Il est clair que la compréhension de la volonté de Dieu suppose une bonne capacité d’intériorisation et de remise en question : Il nous parle de nos péchés, de nos erreurs, de nos manques de générosité, mais c’est pour nous en libérer, pour nous promettre son affection et son amour [15] ;et si le coup de griffe de l’épreuve nous atteint, acceptons-le comme le signe de ce qu’il nous juge suffisamment mûrs pour nous associer plus étroitement à sa Croix rédemptrice [16]. Plus encore qu’elle ne se fait, la volonté de Dieu se reçoit, du plus intime de soi : « l’amour vrai, en effet, implique la joie de faire le bon plaisir de l’autre, de préférer la volonté de l’autre à la sienne (quand cela est légitime bien sûr...). Voilà donc l’un des motifs de quête du vouloir divin. Mais celle-ci n’est pas à sens unique : Dieu nous invite à faire sa volonté pour pouvoir faire la nôtre, une fois qu’elle sera suffisamment purifiée et éclairée. Á l’agonie, la petite Thérèse confiait au Seigneur : Sur terre j’ai toujours fait ta volonté, alors au ciel c’est toi qui feras la mienne ! Dieu ne refuse rien à celui qui ne lui refuse rien. Dans ce domaine comme dans toute l’existence chrétienne, l’horizon est toujours l’amour et la réciprocité qui lui est propre »[17].

[1]              De l’union de notre volonté à la volonté de Dieu, 4.

[2]              Benoît XVI, Jésus de Nazareth, Flammarion 2007, chap. 5.

[3]              Cf. Jn 4, 34.

[4]              Cf. Benoit XVI, Audience du 1/02/12.

[5]              Cf. Jon 1, 1-3.

[6]              3èm.e apparition : le 18 février 1858.

[7]              André Vazquez de Prada, Le fondateur de l’Opus Dei, Le Laurier 2001, vol. I, chap. IV, p. 247.

[8]              Terme d’ancien français.

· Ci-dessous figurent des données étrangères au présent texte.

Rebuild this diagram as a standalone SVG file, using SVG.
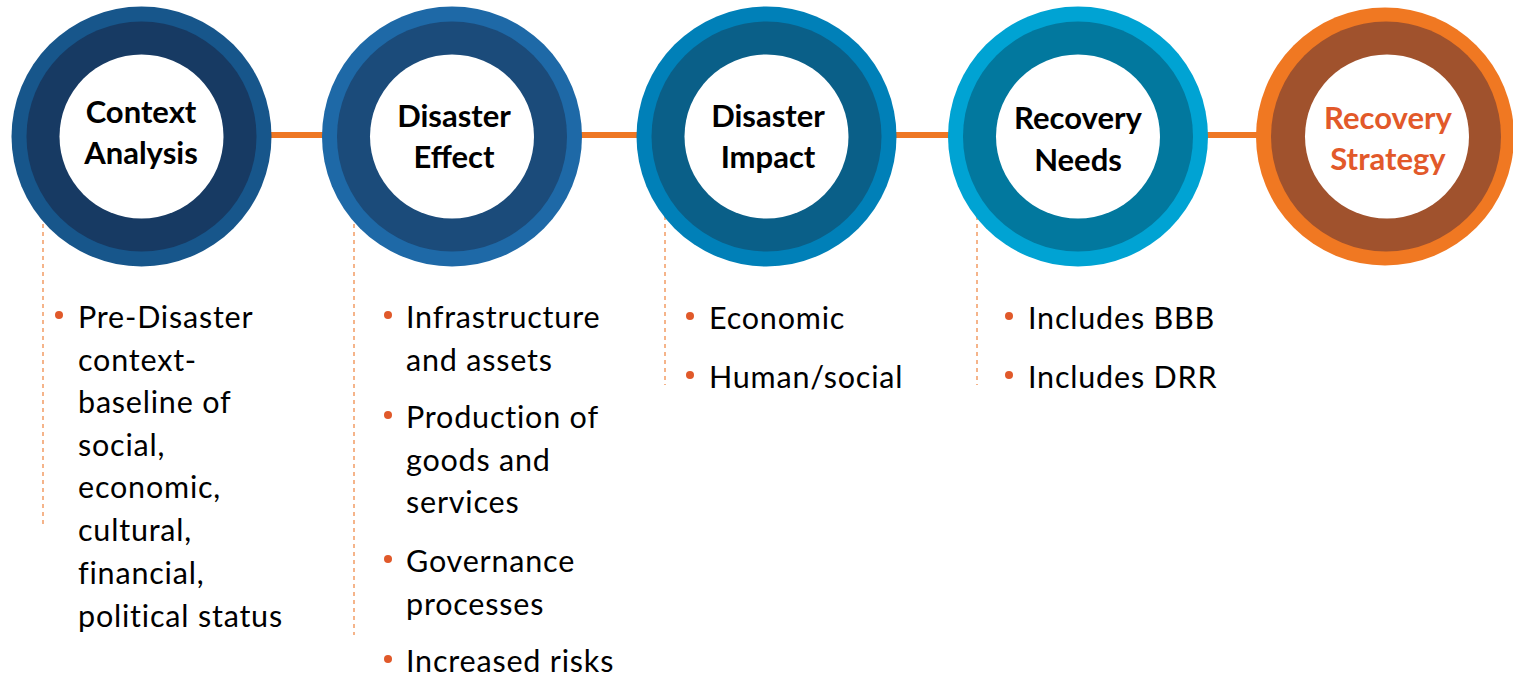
<svg xmlns="http://www.w3.org/2000/svg" width="1513" height="677" viewBox="0 0 1513 677">
<style>
.title{font-family:Lato,"Liberation Sans",sans-serif;font-weight:bold;font-size:31px;text-anchor:middle;fill:#000}
.title.orange{fill:#E2592A}
.body{font-family:Lato,"Liberation Sans",sans-serif;font-size:30.5px;letter-spacing:0.8px;fill:#000}
.dot{fill:#E0592A}
.dash{stroke:#F5B48A;stroke-width:2;stroke-dasharray:4 4;fill:none}
.conn{stroke:#EE7724;stroke-width:6;fill:none}
.white{fill:#fff}
</style>
<rect width="1513" height="677" fill="#fff"/>
<g id="connectors">
<line class="conn" x1="260" y1="135" x2="330" y2="135"/>
<line class="conn" x1="570" y1="135" x2="645" y2="135"/>
<line class="conn" x1="885" y1="135" x2="955" y2="135"/>
<line class="conn" x1="1195" y1="135" x2="1265" y2="135"/>
<line class="dash" x1="43" y1="200" x2="43" y2="525"/>
<line class="dash" x1="354" y1="200" x2="354" y2="635"/>
<line class="dash" x1="665" y1="200" x2="665" y2="385"/>
<line class="dash" x1="977" y1="200" x2="977" y2="385"/>
</g>
<g id="node-context-analysis">
<circle cx="141.5" cy="136.5" r="130" fill="#17568B"/>
<circle cx="141.5" cy="136.5" r="115" fill="#173A63"/>
<circle cx="141.5" cy="136.5" r="82" class="white"/>
<text class="title" x="141" y="123">Context</text>
<text class="title" x="141" y="164">Analysis</text>
</g>
<g id="node-disaster-effect">
<circle cx="452" cy="136.5" r="130" fill="#1E69A7"/>
<circle cx="452" cy="136.5" r="115" fill="#1B4B7A"/>
<circle cx="452" cy="136.5" r="82" class="white"/>
<text class="title" x="454" y="127">Disaster</text>
<text class="title" x="454" y="168">Effect</text>
</g>
<g id="node-disaster-impact">
<circle cx="766.5" cy="136.5" r="130" fill="#0080B8"/>
<circle cx="766.5" cy="136.5" r="115" fill="#0A5F88"/>
<circle cx="766.5" cy="136.5" r="82" class="white"/>
<text class="title" x="768" y="127">Disaster</text>
<text class="title" x="768" y="168">Impact</text>
</g>
<g id="node-recovery-needs">
<circle cx="1078" cy="136.5" r="130" fill="#00A3D3"/>
<circle cx="1078" cy="136.5" r="115" fill="#02789E"/>
<circle cx="1078" cy="136.5" r="82" class="white"/>
<text class="title" x="1078" y="129">Recovery</text>
<text class="title" x="1078" y="171">Needs</text>
</g>
<g id="node-recovery-strategy">
<circle cx="1385" cy="136.5" r="129" fill="#F07822"/>
<circle cx="1386" cy="136.5" r="115" fill="#A0522D"/>
<circle cx="1387" cy="136.5" r="82" class="white"/>
<text class="title orange" x="1388" y="129">Recovery</text>
<text class="title orange" x="1388" y="170">Strategy</text>
</g>
<g id="list-context">
<circle class="dot" cx="59" cy="315" r="4"/>
<text class="body" x="78" y="328">Pre-Disaster</text>
<text class="body" x="78" y="371">context-</text>
<text class="body" x="78" y="413">baseline of</text>
<text class="body" x="78" y="456">social,</text>
<text class="body" x="78" y="498">economic,</text>
<text class="body" x="78" y="541">cultural,</text>
<text class="body" x="78" y="584">financial,</text>
<text class="body" x="78" y="627">political status</text>
</g>
<g id="list-effect">
<circle class="dot" cx="388" cy="315" r="4"/>
<text class="body" x="406" y="328">Infrastructure</text>
<text class="body" x="406" y="371">and assets</text>
<circle class="dot" cx="388" cy="415" r="4"/>
<text class="body" x="406" y="428">Production of</text>
<text class="body" x="406" y="471">goods and</text>
<text class="body" x="406" y="513">services</text>
<circle class="dot" cx="388" cy="559" r="4"/>
<text class="body" x="406" y="572">Governance</text>
<text class="body" x="406" y="615">processes</text>
<circle class="dot" cx="388" cy="659" r="4"/>
<text class="body" x="406" y="672">Increased risks</text>
</g>
<g id="list-impact">
<circle class="dot" cx="690" cy="316" r="4"/>
<text class="body" x="709" y="329">Economic</text>
<circle class="dot" cx="690" cy="375" r="4"/>
<text class="body" x="709" y="388">Human/social</text>
</g>
<g id="list-needs">
<circle class="dot" cx="1009" cy="316" r="4"/>
<text class="body" x="1028" y="329">Includes BBB</text>
<circle class="dot" cx="1009" cy="375" r="4"/>
<text class="body" x="1028" y="388">Includes DRR</text>
</g>
</svg>
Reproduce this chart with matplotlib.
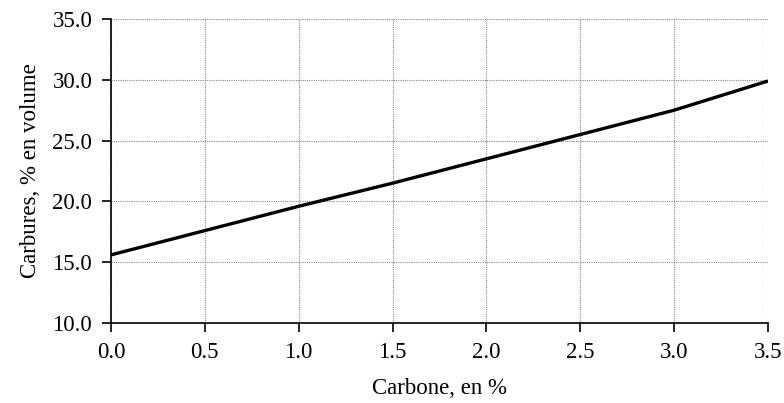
import matplotlib.pyplot as plt

carbone = [0.0, 0.5, 1.0, 1.5, 2.0, 2.5, 3.0, 3.5]
carbures = [15.6, 17.6, 19.6, 21.5, 23.5, 25.5, 27.5, 29.9]

xticks = [0.0, 0.5, 1.0, 1.5, 2.0, 2.5, 3.0, 3.5]
yticks = [10.0, 15.0, 20.0, 25.0, 30.0, 35.0]

plt.rcParams['font.family'] = ['Liberation Serif', 'DejaVu Serif']
fs = 16.5

fig = plt.figure(figsize=(7.84, 4.03), dpi=100)
ax = fig.add_axes([0.1416, 0.1985, 0.8380, 0.7544])

ax.plot(carbone, carbures, color='black', linewidth=2.4, solid_capstyle='butt')

ax.set_xlim(0, 3.5)
ax.set_ylim(10, 35)
ax.set_xticks(xticks)
ax.set_yticks(yticks)
ax.set_xticklabels(['%.1f' % v for v in xticks], fontsize=fs)
ax.set_yticklabels(['%.1f' % v for v in yticks], fontsize=fs)

ax.grid(True, color='#888888', linestyle=(0, (1, 1)), linewidth=0.8)
ax.set_axisbelow(True)
for s in ['top', 'right']:
    ax.spines[s].set_visible(False)
for s in ['left', 'bottom']:
    ax.spines[s].set_linewidth(1.2)
ax.tick_params(direction='out', length=6.5, width=1.2)
ax.tick_params(axis='y', pad=7)
ax.tick_params(axis='x', pad=7)

ax.set_xlabel('Carbone, en %', fontsize=fs, labelpad=11)
ax.set_ylabel('Carbures, % en volume', fontsize=fs, labelpad=8)

fig.savefig('out.png', dpi=100)
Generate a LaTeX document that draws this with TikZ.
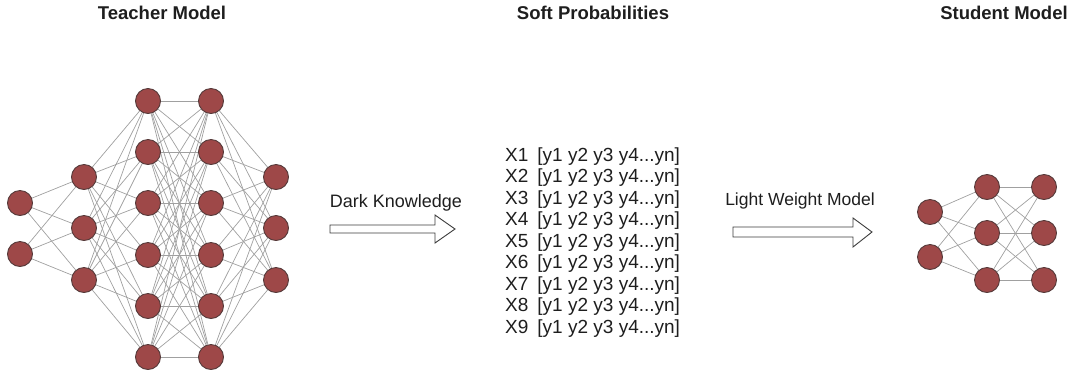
\documentclass[tikz,border=0pt]{standalone}
\usepackage{fontspec}
\setmainfont{Liberation Sans}
\usetikzlibrary{backgrounds}
\definecolor{neuron}{RGB}{158,72,72}
\definecolor{neuronedge}{RGB}{85,58,58}
\definecolor{wire}{RGB}{160,160,160}
\definecolor{ink}{RGB}{30,30,30}
\definecolor{arrowink}{RGB}{60,60,60}
\begin{document}
\begin{tikzpicture}[x=1pt,y=-1pt,
  neuronnode/.style={circle,fill=neuron,draw=neuronedge,line width=0.9pt,minimum size=25pt,inner sep=0pt},
  wireline/.style={draw=wire,line width=0.7pt},
  titletext/.style={font=\fontsize{18.5}{22}\selectfont\bfseries,text=ink,inner sep=0pt},
  labeltext/.style={font=\fontsize{18}{22}\selectfont,text=ink,inner sep=0pt},
  listtext/.style={font=\fontsize{19}{22}\selectfont,text=ink,inner sep=0pt,anchor=base west},
  blockarrow/.style={draw=arrowink,fill=white,line width=0.9pt,line join=miter}
]
\useasboundingbox (0,0) rectangle (1076,376);

% Titles
\node[titletext] (ttitle) at (162,13) {Teacher Model};
\node[titletext] (stitle) at (593,13) {Soft Probabilities};
\node[titletext] (sttitle) at (1004,13) {Student Model};

% Teacher network
\foreach \y [count=\i] in {203,254} \node[neuronnode] (ta\i) at (20,\y) {};
\foreach \y [count=\i] in {177,228,280} \node[neuronnode] (tb\i) at (84,\y) {};
\foreach \y [count=\i] in {101,152,203,255,306,357} \node[neuronnode] (tc\i) at (148,\y) {};
\foreach \y [count=\i] in {101,152,203,255,306,357} \node[neuronnode] (td\i) at (211,\y) {};
\foreach \y [count=\i] in {177,228,280} \node[neuronnode] (te\i) at (276,\y) {};

% Student network
\foreach \y [count=\i] in {212,257} \node[neuronnode] (sa\i) at (930,\y) {};
\foreach \y [count=\i] in {187,233,280} \node[neuronnode] (sb\i) at (987,\y) {};
\foreach \y [count=\i] in {187,233,280} \node[neuronnode] (sc\i) at (1044,\y) {};

\begin{scope}[on background layer]
  \foreach \i in {1,2} \foreach \j in {1,2,3} \draw[wireline] (ta\i) -- (tb\j);
  \foreach \i in {1,2,3} \foreach \j in {1,...,6} \draw[wireline] (tb\i) -- (tc\j);
  \foreach \i in {1,...,6} \foreach \j in {1,...,6} \draw[wireline] (tc\i) -- (td\j);
  \foreach \i in {1,...,6} \foreach \j in {1,2,3} \draw[wireline] (td\i) -- (te\j);
  \foreach \i in {1,2} \foreach \j in {1,2,3} \draw[wireline] (sa\i) -- (sb\j);
  \foreach \i in {1,2,3} \foreach \j in {1,2,3} \draw[wireline] (sb\i) -- (sc\j);
\end{scope}

% Arrows and labels
\node[labeltext] (darklabel) at (396,203) {Dark Knowledge};
\draw[blockarrow] (330,225) -- (435,225) -- (435,215) -- (455,229) -- (435,243) -- (435,233) -- (330,233) -- cycle;
\node[labeltext,font=\fontsize{17.5}{20}\selectfont] (lightlabel) at (800,201) {Light Weight Model};
\draw[blockarrow] (733,227) -- (853,227) -- (853,218) -- (872,232) -- (853,247) -- (853,237) -- (733,237) -- cycle;

% Soft probabilities list
\foreach \n in {1,...,9}
  \node[listtext] (row\n) at (505,{161+(\n-1)*21.5}) {X\n\hspace{9pt}[y1 y2 y3 y4...yn]};
\end{tikzpicture}
\end{document}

[9]              Saint Thomas d’Aquin,S.Th. 1, 25, 5, ad 1.

[10]             1 P 5, 7.

[11]             Saint Josémaria, Notes de méditation, février 1972.

[12]             Père Jacques-Philippe.

[13]             François Gondrand, Au pas de Dieu, Editions France-Empire 1986, p. 864 et 758. [14]             ibid., p. 726.

[15]             Quand le Christ passe, 64, 1. [16]             Amis de Dieu, 124, 2.

[17]             Père Jacques Philippe.